I just don't buy that this nostalgia exists for GH in a broad enough way. I see no evidence of it whatsoever outside of 40+ year-old players.
Borrowed nostalgia is totally a real thing, let's be clear. Everyone saw that recently with the '80s and Stranger Things and so on, but I think what you're not accounting for is that to borrow nostalgia you need a strong theme, strong visuals, hopefully strong sound/music, and so on, and GH has literally none of that. It doesn't have a distinctive and attractive associated art style (most of the borrow-able nostalgia-type '80s D&D art relates to DL or the FR). It doesn't have a compelling theme (nor does the FR, but no-one is trying to borrowed-nostalgia it!). It doesn't have music/sound people have already heard associated with it in any meaningful way.
You could do an "'80s D&D" push, but even then, the really big, memorable stuff from the '80s for D&D is all DL and FR.
There's no doubt some nostalgia for the start of 3E - though most players who feel that will also be 40+ now, because it's 21 years later. Those who aren't will be mid-late 30s. And I think Spiked Chains or similar idiocy probably have more tradeable nostalgia than GH from the 3E era.
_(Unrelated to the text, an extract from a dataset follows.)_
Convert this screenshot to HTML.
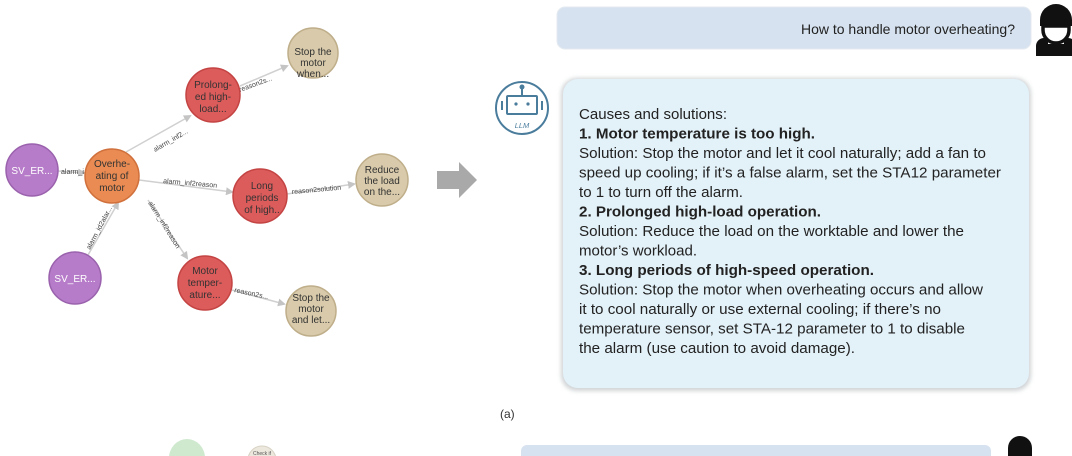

None of this is to say WotC won't try to make it happen. They have an unfortunate history of failure in trying to make GH happen even when it obviously wasn't going to. They may well of course try to do what they did on the 25th anniversary and release a bunch of GH adventures, updated for 5.5E, and try to justify a 5.5E GH setting book with this, but unless they've done the update to end all updates, and one which will have 90% of people who "fondly remember" GH throwing tantrums, it'll be dead in the water.